The 6 Biggest Lies About the U.S. Debt
Continued from previous page
One blatant lie is that Republicans and Democrats, the Congress and the White House are serious about reining in budget deficits to reduce the long-term debt. They are not. The Congressional Budget Office calculates that the deficit from 2011 to 2013 will be $3.5 trillion. Over the decade it will be $8.5 trillion. Now, lots of numbers are being thrown about on spending cuts over a 10-year period, but they keep dropping – the Senate Democrats are proposing $2.2 trillion in cuts and costs savings while the Republicans weigh in at $915 billion.
Cutting one or two hundred billion dollars a year is meaningless. Wolff says, “Even if you cut the debt $300 billion, you are left with an enormous annual deficit that adds hugely to the national debt they all claim to care so much about. It gives lie to the idea that the Republicans and Democrats are interested in trying to cut the national debt.”
If you really believe shrinking the debt is an imperative, then there are easier ways to do it then stealing grandma’s meds. The Bush wars and tax cuts – which are still going – cost $3.3 trillion from 2002 to 2009. Cutting the trillion-dollar war budget in half, ending the Bush tax cuts (which Obama could have done with no sweat when he was bursting with political capital in early 2009 or by calling the GOP bluff before or after the 2010 midterm elections) and raising tax rates on corporations would pretty much wipe out the deficit over the next decade. In the case of corporate taxes, during the last decade it averaged only 10.7 percent of federal revenues – and since 2008 it’s shrunk to barely 5 percent – versus 29.8 percent in the 1950s.
Of course, the stand-off is based on another lie: that Congress and Obama administration can enforce cuts over a 10-year period. The budget process is an annual exercise. There is no provision whatsoever to make cuts permanent because they can always be undone by Congress, and taxes can always be lowered or costly new wars started, both of which always seem to happen, widening the deficit once more.
There is no end to the falsehoods and fantasies from the chattering classes. “We are in recovery.” So says Ben Bernanke – since 2009 no less.

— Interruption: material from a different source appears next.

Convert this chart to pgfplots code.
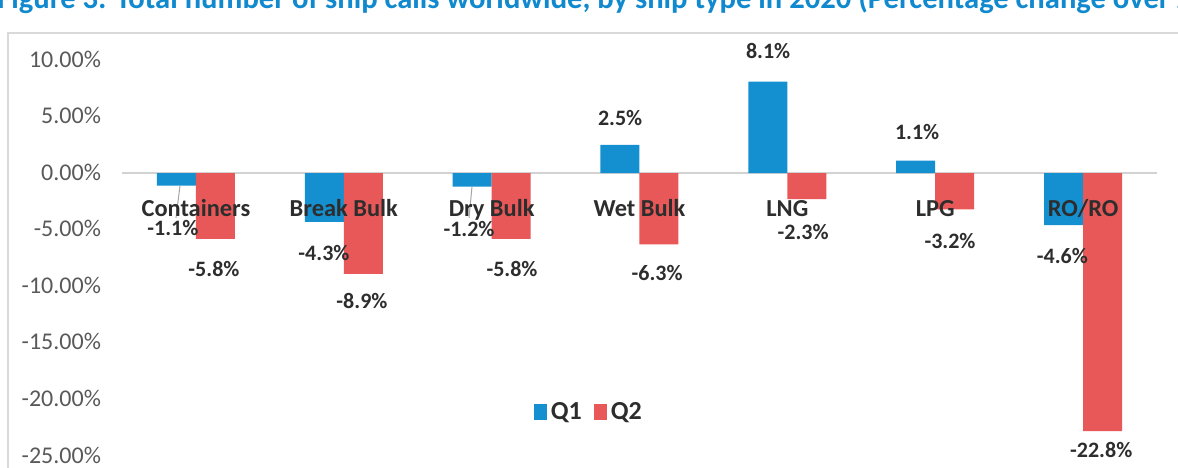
\documentclass[border=0pt]{standalone}
\usepackage{pgfplots}
\pgfplotsset{compat=1.18}
\usepackage{fontspec}
\setmainfont{Carlito}
\definecolor{qone}{RGB}{20,143,207}
\definecolor{qtwo}{RGB}{232,88,88}
\definecolor{titleblue}{RGB}{16,137,206}
\definecolor{ticktext}{RGB}{89,89,89}
\definecolor{labeltext}{RGB}{45,45,45}

\begin{document}
\begin{tikzpicture}[lab/.style={font=\fontsize{11}{13}\selectfont\bfseries, text=labeltext, inner sep=0pt}]
% title, cut at the top edge as in the source
\node[anchor=base west, inner sep=0pt, font=\fontsize{15.3}{18}\selectfont\bfseries, text=titleblue]
  at (-1.5pt,-4pt) {Figure 3: Total number of ship calls worldwide, by ship type in 2020 (Percentage change over 2019)};
% chart area frame
\draw[gray!30, line width=1pt] (4pt,-240pt) -- (4pt,-16.5pt) -- (600pt,-16.5pt);
\begin{axis}[
  at={(61pt,-228pt)}, anchor=south west,
  scale only axis, width=517.5pt, height=198pt,
  ybar=0pt, bar width=19.5pt,
  xmin=-0.5, xmax=6.5, ymin=-25, ymax=10,
  clip=false, axis on top,
  axis line style={draw=none}, major tick length=0pt,
  xtick={0,...,6},
  xticklabels={Containers,Break Bulk,Dry Bulk,Wet Bulk,LNG,LPG,RO/RO},
  xticklabel style={anchor=base, yshift=120pt, font=\fontsize{12.2}{14}\selectfont\bfseries, text=labeltext},
  ytick={-25,-20,...,10},
  /pgf/number format/assume math mode=true,
  yticklabel={\pgfmathprintnumber[fixed,fixed zerofill,precision=2]{\tick}\%},
  yticklabel style={font=\fontsize{12}{14}\selectfont, text=ticktext, anchor=east, xshift=-7pt, yshift=0.5pt},
  legend style={at={(0.452,0.11)}, anchor=center, draw=none, fill=none,
    legend columns=2, font=\fontsize{13}{15}\selectfont\bfseries, text=labeltext,
    /tikz/every even column/.append style={column sep=4pt}},
  legend image code/.code={\fill[#1] (0pt,-4pt) rectangle (6.5pt,4pt);},
]
% zero line, behind the bars
\draw[gray!35, line width=0.8pt] (axis cs:-0.5,0) -- (axis cs:6.5,0);

\addplot[fill=qone, draw=none] coordinates {
  (0,-1.1) (1,-4.3) (2,-1.2) (3,2.5) (4,8.1) (5,1.1) (6,-4.6)};
\addplot[fill=qtwo, draw=none] coordinates {
  (0,-5.8) (1,-8.9) (2,-5.8) (3,-6.3) (4,-2.3) (5,-3.2) (6,-22.8)};
\legend{Q1,Q2}

% leader lines
\draw[gray!70, line width=0.5pt] (axis cs:-0.108,-1.14) -- (axis cs:-0.135,-3.95);
\draw[gray!70, line width=0.5pt] (axis cs:1.867,-1.23) -- (axis cs:1.847,-3.95);

% Q1 labels
\node[lab] at (axis cs:-0.156,-4.82) {-1.1\%};
\node[lab] at (axis cs:0.866,-7.1) {-4.3\%};
\node[lab] at (axis cs:1.847,-4.9) {-1.2\%};
\node[lab] at (axis cs:2.869,4.9) {2.5\%};
\node[lab] at (axis cs:3.87,10.8) {8.1\%};
\node[lab] at (axis cs:4.878,3.68) {1.1\%};
\node[lab] at (axis cs:5.86,-7.28) {-4.6\%};
% Q2 labels
\node[lab] at (axis cs:0.122,-8.5) {-5.8\%};
\node[lab] at (axis cs:1.123,-11.3) {-8.9\%};
\node[lab] at (axis cs:2.138,-8.5) {-5.8\%};
\node[lab] at (axis cs:3.119,-8.86) {-6.3\%};
\node[lab] at (axis cs:4.107,-5.18) {-2.3\%};
\node[lab] at (axis cs:5.10,-5.96) {-3.2\%};
\node[lab] at (axis cs:6.123,-24.5) {-22.8\%};
\end{axis}
\pgfresetboundingbox
\useasboundingbox (0,0) rectangle (589pt,-233.5pt);
\end{tikzpicture}
\end{document}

Obama has been saying the same since 2010, while hedging that it is “ painfully slow.” Really? Tell that to the 25 million Americans who are unemployed, underemployed or have dropped out of the labor force. This amounts to an unemployment rate of 16.2 percent, but the real rate is probably closer to 20 percent after factoring in youth unable to enter the workforce or those who have taken early retirement. Or try telling the 100 million Americans who are effectively caught in poverty ( using far more realistic measures than the government does) or the 6.5 million households with mortgages that are delinquent or in foreclosure that we are in recovery.
The notion we are in recovery is based on believing the downturn was “the Great Recession,” a distortion the New York Times helped spread. Paul Krugman is one of the few mainstream commentators saying that not only is there no end in sight to the four-year-long slump, let’s give it a more accurate label such as, “ the Lesser Depression.” Suppose the corporate media had been saying “Depression” for the last few years. It would have bolstered support for extraordinary measures to dig out of an extraordinary crisis, such as policies that did work during the last depression: jobs programs, infrastructure, social welfare, stronger labor rights and aid to local governments. But this would mean redistribution of wealth downwards instead of upwards. Therefore, saying recession makes it sound part of the normal boom-and-bust cycle, one we will overcome through the magic of the market as we have so many times before.